The Picture of a Lost Generation

In Mostar, this picture of a paralyzed generation fell inside my box.

von Marwan Safarjalani

München 2016. Illustration: Claudia Klein
München 2016. Illustration: Claudia Klein

Mostar, February 2016, one month prior to the fifth anniversary of the Syrian civil war, I opened a box in which I collect my memories of displacement, to find an accumulation of tragedies. By the time a dark tear fell on the essence of youth in this box, I was picturing my cousin, Adam, saying: “Summon me to your homeland, your memories and history; a history that I lost because of the deeds of your generation”. On his fifth birthday, Adam’s future was blurry. He was unconscious and unaware of the traumas, which his family had suffered before they moved to Turkey.

His birthday present was a soldier, and his sister’s a tank. You could never tell whether their parents’ tears fell because of the loss of their future or because of the petrified present. Adam’s loss stood in front of the chamber door, reminding a whole generation of his father’s failure to initiate the revolution, which could have saved Adam’s life. They all stood hypnotised by the shame of this unbroken revolution. They all became speechless when the pale faces of children shouted despite the cut throats and the pulled nails.

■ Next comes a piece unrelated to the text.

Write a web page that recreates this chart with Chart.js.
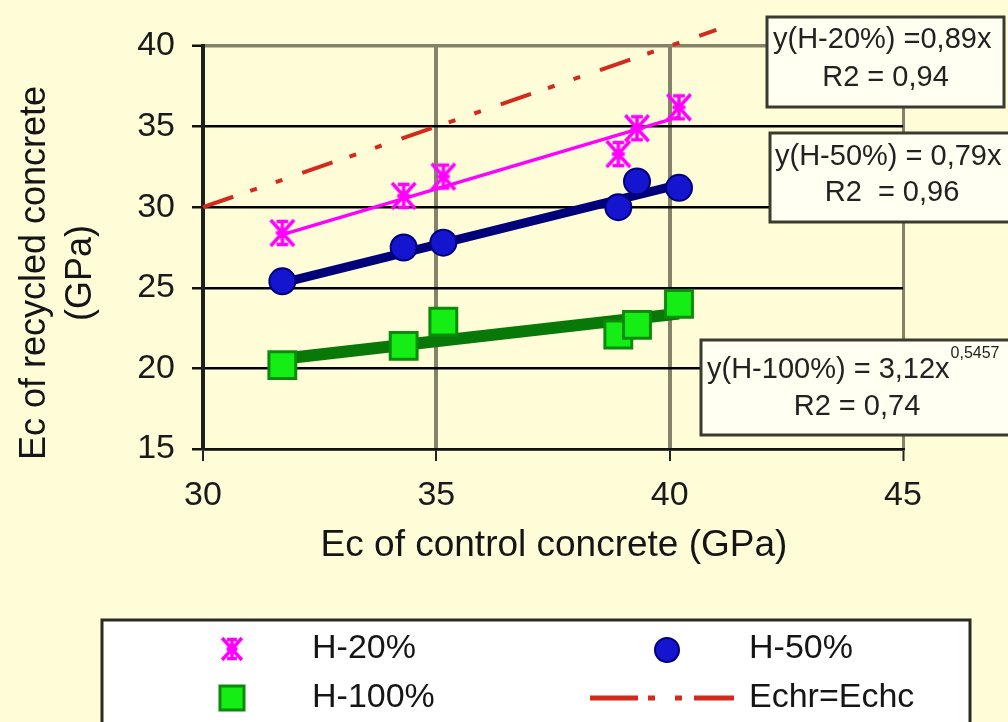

Adam’s torn and poisonous tongue symbolised the victory of our Ottoman ancient enemy. His grandmother, being crippled, repeated the mundane moan with a cycle of death around her neck. His father is nothing but another murderer of the innocence of childhood. The chaos and echoes of war occupied Adam’s mind to make him a lifeless, ghastly and grotesque statue. Trapped in a cycle of death, his eyes stared at the circle that his grandmother made.

With his torn knuckles and napping eyes, the grandfather befriended the wall of destiny, waiting for his spirit to depart to the criminal God he believed in. His eyes were fixed on another hole, which symbolised the loss of Syrian lives. The mother’s scarf suffocated the voices of three generations, imprisoned the daughter and scratched bloody frontiers on the father’s mouth.

In Mostar, I pictured Adam and me paralyzed in these memories. His family’s monotony woke him up to find a victim of a repeated crime. He found me stuck in my teenage years, the time I experienced the war. Where the spirits of the departed ones flew around the brazen chandelier, Adam tapped on my dead chest to grasp his lost childhood. But the adults responded with a shameless cry of a newborn corpse. Their filthy desires were encapsulated in a refugee camp, and Adam surrendered in front of the tempest of his memories. In Mostar, this picture of a paralyzed generation fell inside my box.

Marwan Safarjalani (born 1997) left the embattled neighborhood in Damascus, where he had grown up, together with his family in 2012. He lived in Egypt and Turkey and just finished school at the United World College in Mostar, Bosnia and Herzegovina. His family has been dispersed throughout Western Europe. Marwan writes in English, though his mother tongue is Arabic.